More information on the AWS PCI compliance package: http://blogs.aws.amazon.com/security/post/Tx2BOQ6RM0ACYGT/2013-PCI-Compliance-Package-available-now
PCI requires a good system to monitor logs and Splunk is the best centralised logging software by a mile, it is one of the most useful tools for PCI compliance.
By forwarding from Linux servers the syslog and auth.log at least, you can generate and export many reports for requirement 10 in particular.
Splunk has it’s own audit trail which is another requirement.
If Splunk is used to index logs from non-PCI servers as well, you can have a separate index for PCI logs and thanks to user roles in Splunk, only allow PCI users to view PCI logs.
There is also a PCI Compliance for Splunk app which comes at an extra cost. I have not yet had a chance to try it out.
More information on how Splunk can help for PCI Compliance: http://www.splunk.com/view/pci-compliance/SP-CAAACPS
Ossec is a Host Intrusion Detection System and a File Integrity Monitor which is a requirement for PCI. It integrates well with Splunk by using the Splunk for Ossec app which can create some cool pie charts, generate reports for the different alerts etc… You can configure Splunk to only email an alert for specific alert levels.

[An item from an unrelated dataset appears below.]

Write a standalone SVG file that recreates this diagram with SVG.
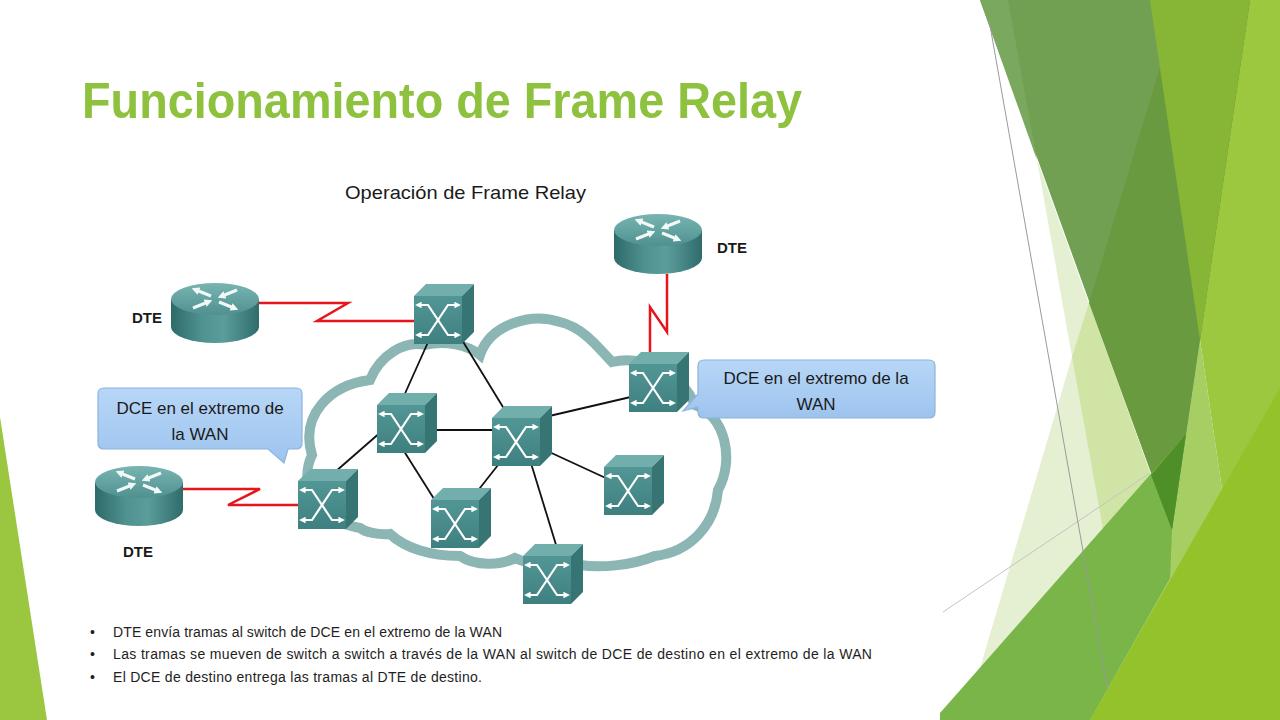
<svg xmlns="http://www.w3.org/2000/svg" width="1280" height="720" viewBox="0 0 1280 720">
<style>
.lbl{font-family:"Liberation Sans",Arial,sans-serif;fill:#1a1a1a}
.dte{font-family:"Liberation Sans",Arial,sans-serif;font-weight:bold;font-size:15px;fill:#1a1a1a}
.call{font-family:"Liberation Sans",Arial,sans-serif;font-size:17px;fill:#1a1a1a;text-anchor:middle}
.bul{font-family:"Liberation Sans",Arial,sans-serif;font-size:14px;fill:#1e1e1e}
.link{stroke:#111;stroke-width:1.8;fill:none}
.serial{stroke:#e8141c;stroke-width:2.5;fill:none;stroke-linejoin:miter}
.glyph{stroke:#fff;stroke-width:2.2;fill:none}
.rglyph{stroke:#f2f8f8;stroke-width:3;fill:none}
</style>
<defs>
<marker id="ah" viewBox="0 0 10 10" refX="4" refY="5" markerWidth="3" markerHeight="3" orient="auto-start-reverse">
<path d="M0,0 L10,5 L0,10 z" fill="#fff"/>
</marker>
<marker id="ah2" viewBox="0 0 10 10" refX="4" refY="5" markerWidth="2.6" markerHeight="2.6" orient="auto-start-reverse">
<path d="M0,0 L10,5 L0,10 z" fill="#f2f8f8"/>
</marker>
<linearGradient id="swFront" x1="0" y1="0" x2="0" y2="1">
<stop offset="0" stop-color="#529695"/>
<stop offset="1" stop-color="#3d807f"/>
</linearGradient>
<linearGradient id="rtBody" x1="0" y1="0" x2="1" y2="0">
<stop offset="0" stop-color="#2d6a69"/>
<stop offset="0.35" stop-color="#4f9290"/>
<stop offset="0.6" stop-color="#5b9d9b"/>
<stop offset="1" stop-color="#2f6c6b"/>
</linearGradient>
<linearGradient id="rtTop" x1="0" y1="0" x2="0" y2="1">
<stop offset="0" stop-color="#78b5b2"/>
<stop offset="1" stop-color="#4f918f"/>
</linearGradient>
<linearGradient id="callFill" x1="0" y1="0" x2="0" y2="1">
<stop offset="0" stop-color="#b8d7f7"/>
<stop offset="1" stop-color="#9dc3ee"/>
</linearGradient>
<g id="sw">
<polygon points="0,12 12,0 60,0 48,12" fill="#72aeab"/>
<polygon points="48,12 60,0 60,48 48,60" fill="#367574"/>
<rect x="0" y="12" width="48" height="48" fill="url(#swFront)"/>
<path class="glyph" d="M5,21 H14 L34,51 H43" marker-start="url(#ah)" marker-end="url(#ah)"/>
<path class="glyph" d="M5,51 H14 L34,21 H43" marker-start="url(#ah)" marker-end="url(#ah)"/>
</g>
<g id="rt">
<path d="M0,16 V44 A44,16 0 0 0 88,44 V16 Z" fill="url(#rtBody)"/>
<ellipse cx="44" cy="16" rx="44" ry="16" fill="url(#rtTop)"/>
<line class="rglyph" x1="40" y1="13" x2="25" y2="7" marker-end="url(#ah2)"/>
<line class="rglyph" x1="48" y1="19" x2="63" y2="25" marker-end="url(#ah2)"/>
<line class="rglyph" x1="66" y1="7" x2="51" y2="13" marker-end="url(#ah2)"/>
<line class="rglyph" x1="22" y1="25" x2="37" y2="19" marker-end="url(#ah2)"/>
</g>
</defs>
<rect width="1280" height="720" fill="#ffffff"/>
<g id="decoration">
<polygon points="0,417 47,720 0,720" fill="#9ac73f"/>
<polygon points="1200,340 1256,720 1090,720 1172,530" fill="#a6ce63"/>
<polygon points="1150,0 1280,0 1280,720 1256,720" fill="#9bc83e"/>
<polygon points="1037,160 1072,357 980,668 1151,475" fill="#e5f0d2"/>
<polygon points="1072,357 1103,529 1151,475 1089,303" fill="#d0e5a5"/>
<polygon points="980,0 1250,0 1172,530" fill="#72a053"/>
<polygon points="980,0 1008,0 1037,160" fill="#7aa85e"/>
<polygon points="1180,0 1250,0 1172,530 1089,303" fill="#6a9a40"/>
<polygon points="1150,0 1250,0 1200,340" fill="#87b536"/>
<line x1="943" y1="612" x2="1150" y2="473" stroke="#c4c4c4" stroke-width="1"/>
<polygon points="940,713 1186,434 1172,530 1170,578 1090,720 940,720" fill="#7ab54a"/>
<polygon points="1151,475 1186,434 1172,530" fill="#4f8f28"/>
<line x1="989" y1="20" x2="1108" y2="692" stroke="#9a9a9a" stroke-width="1"/>
<polygon points="1090,720 1280,388 1280,720" fill="#93c22b"/>
</g>
<text id="title" x="82" y="118" font-family="'Liberation Sans',Arial,sans-serif" font-weight="bold" font-size="50" fill="#8dc13e" textLength="720" lengthAdjust="spacingAndGlyphs">Funcionamiento de Frame Relay</text>
<text id="subtitle" class="lbl" x="345" y="199" font-size="19" fill="#222" textLength="241" lengthAdjust="spacingAndGlyphs">Operación de Frame Relay</text>
<g id="cloud">
<path d="M360,528 C315,520 298,485 312,455 C300,415 330,385 370,380 C380,355 405,340 425,345 C445,340 468,345 480,355 C490,325 530,312 560,322 C585,328 600,350 612,362 C640,355 680,370 695,405 C725,415 735,460 718,490 C715,525 690,552 655,556 C630,566 600,568 580,565 C560,570 530,565 515,558 C500,566 475,566 460,556 C430,556 405,548 390,534 C378,535 365,532 360,528 Z" fill="#ffffff" stroke="#8cb6b4" stroke-width="10"/>
</g>
<g id="connectors">
<line class="link" x1="429" y1="340" x2="403" y2="398"/>
<line class="link" x1="462" y1="340" x2="506" y2="412"/>
<line class="link" x1="430" y1="430" x2="498" y2="430"/>
<line class="link" x1="382" y1="431" x2="335" y2="472"/>
<line class="link" x1="402" y1="448" x2="436" y2="502"/>
<line class="link" x1="502" y1="460" x2="476" y2="493"/>
<line class="link" x1="545" y1="417" x2="635" y2="396"/>
<line class="link" x1="545" y1="450" x2="610" y2="480"/>
<line class="link" x1="530" y1="460" x2="557" y2="548"/>
<path class="serial" d="M257,303 H348 L317,321 H418"/>
<path class="serial" d="M667,274 V332 L650,307 V356"/>
<path class="serial" d="M181,489 H260 L228,505 H300"/>
</g>
<g id="sw1"><use href="#sw" x="414" y="284"/></g>
<g id="sw2"><use href="#sw" x="629" y="352"/></g>
<g id="sw3"><use href="#sw" x="377" y="393"/></g>
<g id="sw4"><use href="#sw" x="492" y="406"/></g>
<g id="sw5"><use href="#sw" x="604" y="455"/></g>
<g id="sw6"><use href="#sw" x="298" y="469"/></g>
<g id="sw7"><use href="#sw" x="431" y="488"/></g>
<g id="sw8"><use href="#sw" x="523" y="544"/></g>
<g id="dte1"><use href="#rt" x="171" y="283"/><text class="dte" x="132" y="323">DTE</text></g>
<g id="dte2"><use href="#rt" x="614" y="214"/><text class="dte" x="717" y="253">DTE</text></g>
<g id="dte3"><use href="#rt" x="95" y="466"/><text class="dte" x="123" y="557">DTE</text></g>
<g id="callout-left">
<path d="M104,388 H296 Q302,388 302,394 V443 Q302,449 296,449 H288 L284,463 L268,449 H104 Q98,449 98,443 V394 Q98,388 104,388 Z" fill="url(#callFill)" stroke="#8bb3de" stroke-width="1.2"/>
<text class="call" x="200" y="414">DCE en el extremo de</text>
<text class="call" x="200" y="440">la WAN</text>
</g>
<g id="callout-right">
<path d="M704,360 H929 Q935,360 935,366 V412 Q935,418 929,418 H704 Q698,418 698,412 V407 L683,411 L698,394 V366 Q698,360 704,360 Z" fill="url(#callFill)" stroke="#8bb3de" stroke-width="1.2"/>
<text class="call" x="816" y="384">DCE en el extremo de la</text>
<text class="call" x="816" y="410">WAN</text>
</g>
<g id="bullets">
<text class="bul" x="90" y="637">•</text>
<text class="bul" x="113" y="637" textLength="389">DTE envía tramas al switch de DCE en el extremo de la WAN</text>
<text class="bul" x="90" y="659">•</text>
<text class="bul" x="113" y="659" textLength="759">Las tramas se mueven de switch a switch a través de la WAN al switch de DCE de destino en el extremo de la WAN</text>
<text class="bul" x="90" y="682">•</text>
<text class="bul" x="113" y="682" textLength="369">El DCE de destino entrega las tramas al DTE de destino.</text>
</g>
</svg>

More information on how OSSEC can help for PCI compliance: http://www.ossec.net/files/ossec-PCI-Solution-2.0.pdf
Auditd for Linux
Despite having the logs being sent to Splunk for indexing, the integrity of logs need to be maintained on the servers. For Linux, auditd can provide detailed audit trails for anything on the system. A good start is to add the syslog and auth.log to auditd to ensure they are not being tampered. Auditd can also be configured to audit all files under /etc and executable paths such as /bin, /usr/bin etc…
Manual page for auditd on Ubuntu: http://manpages.ubuntu.com/manpages/precise/man8/auditd.8.html
It is required for the web servers to have a web application firewall installed. Mod Security can run on Apache, Nginx, and IIS web servers.
It is mandatory that the latest version of the Core Rules Set is also used with Mod Security. The Linux distribution packages are often left behind so you will have to compile Mod Security yourself and integrate the CRS manually.
Mod Security will log into the error log, it will initially become very noisy, fortunately some rules IDs can be ignored in the Virtual Host configurations.
More information on Mod Security: http://www.modsecurity.org
Core Rules Set: https://www.owasp.org/index.php/Category:OWASP_ModSecurity_Core_Rule_Set_Project
If your infrastructure has a couple of Windows servers, the good news is that all of the softwares mentioned previously (except auditd) are compatible and can run on Windows!